Again, let’s briefly look at how this is handled by each standard contract:
- JCT has force majeure as one of its ‘Relevant
Events’, entitling a contractor to an extension of time where it has caused
delay. Other “Relevant Events” may also apply, such as the exercise of a
statutory power by the government or local authorities. However, mere advice or
exhortation by the government would not amount to exercising a statutory power,
so in that case contractors would need to rely on force majeure
- MF/1 entitles the Contractor to an extension of
time for circumstances beyond the reasonable control of the Contractor, which
would probably include delay due to Coronavirus.
- IChemE entitles the Contractor to an extension
of time for delay caused by Force Majeure (as defined).
- NEC4 states that the Contractor is entitled to
an extension of time where an event occurs which stops the Contractor from
completing the whole of the works, provided that neither party could prevent it
and an experienced contractor would have judged it at the contract date to have
such a small chance of occurring that it would have been unreasonable for him
to have allowed for it.
In all cases it is vital to follow the correct procedures
under the contract and, in particular, to give the appropriate notices on time,
because otherwise the right to an extension of time might be lost.
Can I recover additional costs?
There is no general entitlement to additional costs as a
result of Coronavirus. It all comes down, inevitably, to the specifics of the
- For JCT there is no entitlement to loss and
expense, so the contractor will have to take that on the chin, or use their own
insurance (although that is unlikely to cover them anyway).
- IChemE requires each party to bear their own
costs arising from delay by force majeure
- MF/1 does not contain a general entitlement to
additional costs arising from Force Majeure, but the Contractor is entitled to
additional costs arising from changes to statutory and other regulations and
changes in the cost of labour, material or transport, any of which may be a
consequence of Coronavirus.
- NEC4 does state that the Contractor is entitled
to additional costs where an event which stops the Contractor from completing
the whole of the works (as described above) occurs. It is vital to follow the
correct procedures in the contract for claiming such costs.
Termination for Force Majeure
Finally, it makes sense to look at what each contract allows
- Under JCT, either party has a right of
termination where the carrying out of the whole or substantially the whole of
the uncompleted Works is suspended for a specified period (normally two
months).
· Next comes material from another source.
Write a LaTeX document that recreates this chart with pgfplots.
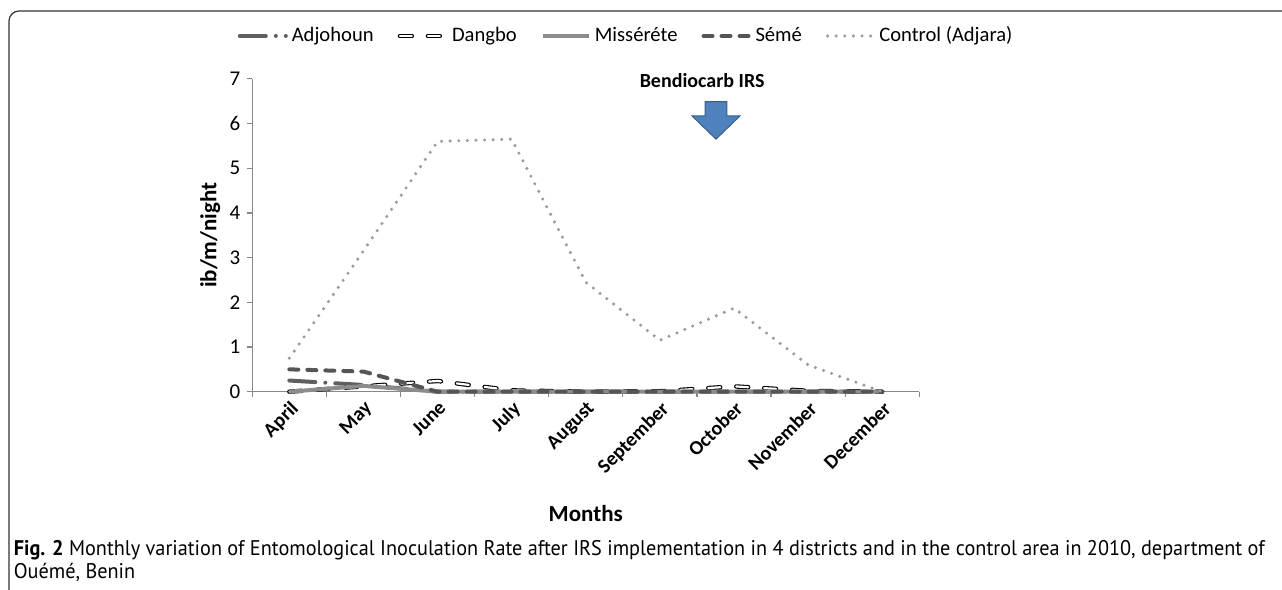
\documentclass[border=0pt]{standalone}
\usepackage{fontspec}
\setmainfont{Carlito}
\newfontfamily\capfont[FakeStretch=0.955]{PT Sans}
\usepackage{pgfplots}
\pgfplotsset{compat=1.18}

\definecolor{adj}{HTML}{5F5F5F}
\definecolor{sem}{HTML}{555555}
\definecolor{mis}{HTML}{8C8C8C}
\definecolor{ctl}{HTML}{9A9A9A}
\definecolor{axgray}{HTML}{878787}
\definecolor{arrowblue}{HTML}{4F81BD}
\definecolor{arrowedge}{HTML}{385D8A}

\begin{document}
\begin{tikzpicture}
\draw[line width=0.6pt, draw=black!80, rounded corners=5pt] (4.5pt,-2pt) -- (4.5pt,289.5pt) -- (645pt,289.5pt);
\begin{axis}[
  at={(126.15pt,99.15pt)}, anchor=south west,
  scale only axis, width=333.5pt, height=156.45pt,
  xmin=-0.5, xmax=8.5, ymin=0, ymax=7,
  axis x line*=bottom, axis y line*=left,
  axis line style={draw=axgray, line width=0.6pt},
  xtick={0,...,8},
  xticklabels={April,May,June,July,August,September,October,November,December},
  major x tick style={draw=none},
  minor xtick={-0.5,0.5,...,8.5},
  ytick={0,...,7},
  tick align=outside,
  major tick length=2.5pt, minor tick length=2.5pt,
  tick style={draw=axgray, line width=0.6pt},
  xticklabel style={rotate=45, anchor=north east, font=\bfseries\fontsize{10}{12}\selectfont, inner sep=1pt},
  yticklabel style={font=\fontsize{10.5}{12}\selectfont},
  /pgf/number format/assume math mode=true,
  xlabel={Months}, ylabel={ib/m/night},
  xlabel style={at={(axis description cs:0.5,-0.388)}, anchor=center, font=\bfseries\fontsize{11.5}{13}\selectfont},
  ylabel style={at={(axis description cs:-0.063,0.5)}, anchor=center, font=\bfseries\fontsize{11.5}{13}\selectfont},
  clip=false,
  legend image code/.code={\draw[#1] (0pt,0pt) -- (23pt,0pt);},
  legend style={at={(axis description cs:0.562,1.137)}, anchor=center, legend columns=5, draw=none, fill=none,
    font=\fontsize{10.3}{12}\selectfont, inner sep=1pt,
    /tikz/every even column/.append style={column sep=10pt}},
]
\addplot[adj, line width=2pt, line cap=round, line join=round, dash pattern=on 13pt off 5pt on 0pt off 5pt]
  coordinates {(0,0.25)(1,0.15)(2,0)(3,0)(4,0)(5,0)(6,0)(7,0)(8,0)};
\addlegendentry{Adjohoun}
\addplot[draw=black, line width=0.55pt, double=white, double distance=1.1pt, line cap=round, line join=round, dash pattern=on 6pt off 8pt]
  coordinates {(0,0)(1,0.12)(2,0.24)(3,0.03)(4,0)(5,0.01)(6,0.12)(7,0.02)(8,0)};
\addlegendentry{Dangbo}
\addplot[mis, line width=2pt, line join=round]
  coordinates {(0,0)(1,0.13)(2,0)(3,0)(4,0)(5,0)(6,0)(7,0)(8,0)};
\addlegendentry{Misséréte}
\addplot[sem, line width=2pt, line cap=round, line join=round, dash pattern=on 4.5pt off 4.5pt]
  coordinates {(0,0.5)(1,0.45)(2,0)(3,0)(4,0)(5,0)(6,0)(7,0)(8,0)};
\addlegendentry{Sémé}
\addplot[ctl, line width=1.7pt, line cap=round, line join=round, dash pattern=on 0pt off 4.3pt]
  coordinates {(0,0.75)(1,3.15)(2,5.6)(3,5.65)(4,2.45)(5,1.15)(6,1.87)(7,0.6)(8,0)};
\addlegendentry{Control (Adjara)}

\draw[arrowedge, fill=arrowblue, line width=0.5pt, line join=miter]
  (axis cs:5.609,6.49) -- (axis cs:5.905,6.49) -- (axis cs:5.905,6.17) -- (axis cs:6.081,6.17)
  -- (axis cs:5.757,5.65) -- (axis cs:5.433,6.17) -- (axis cs:5.609,6.17) -- cycle;
\node[font=\bfseries\fontsize{10}{12}\selectfont] at (axis cs:5.57,6.95) {Bendiocarb IRS};
\end{axis}
\node[anchor=base west, inner sep=0pt, font=\capfont\fontsize{10.6}{12}\selectfont] at (6.7pt,17pt) {\textbf{Fig. 2} Monthly variation of Entomological Inoculation Rate after IRS implementation in 4 districts and in the control area in 2010, department of};
\node[anchor=base west, inner sep=0pt, font=\capfont\fontsize{10.6}{12}\selectfont] at (6.7pt,5.5pt) {Ouémé, Benin};
\pgfresetboundingbox
\path[use as bounding box] (0pt,0pt) rectangle (641pt,295pt);
\end{tikzpicture}
\end{document}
This may be a high bar to reach where Coronavirus causes serious
disruption without actually causing a complete suspension of the works.
- Under NEC4, the Contractor has a right of
termination where an event occurs which stops the Contractor from completing
the whole of the works (as described above), and the event is forecast to delay
completion by more than 13 weeks.
- In the case of IChemE and MF/1 the bar is set
event higher: under IChemE the works must be substantially prevented for a
continuous period of 123 days before there is a right of termination, while in
the case of MF/1 the period is 120 days.
On top of the burden of managing the practical difficulties
created by Covid-19 and keeping abreast with government measures, it is
important to become familiar with the relevant terms of your contract so that
you can take the appropriate actions at the appropriate times. If you are about
to enter into a contract, you should consider whether to include specific
provisions to deal with Covid-19. This is now a known, but unavoidable risk.
How it is to be managed will need to be a subject for discussion and
negotiation between the parties.
As ever, I recommend that you seek professional advice to
help you through these unprecedented times.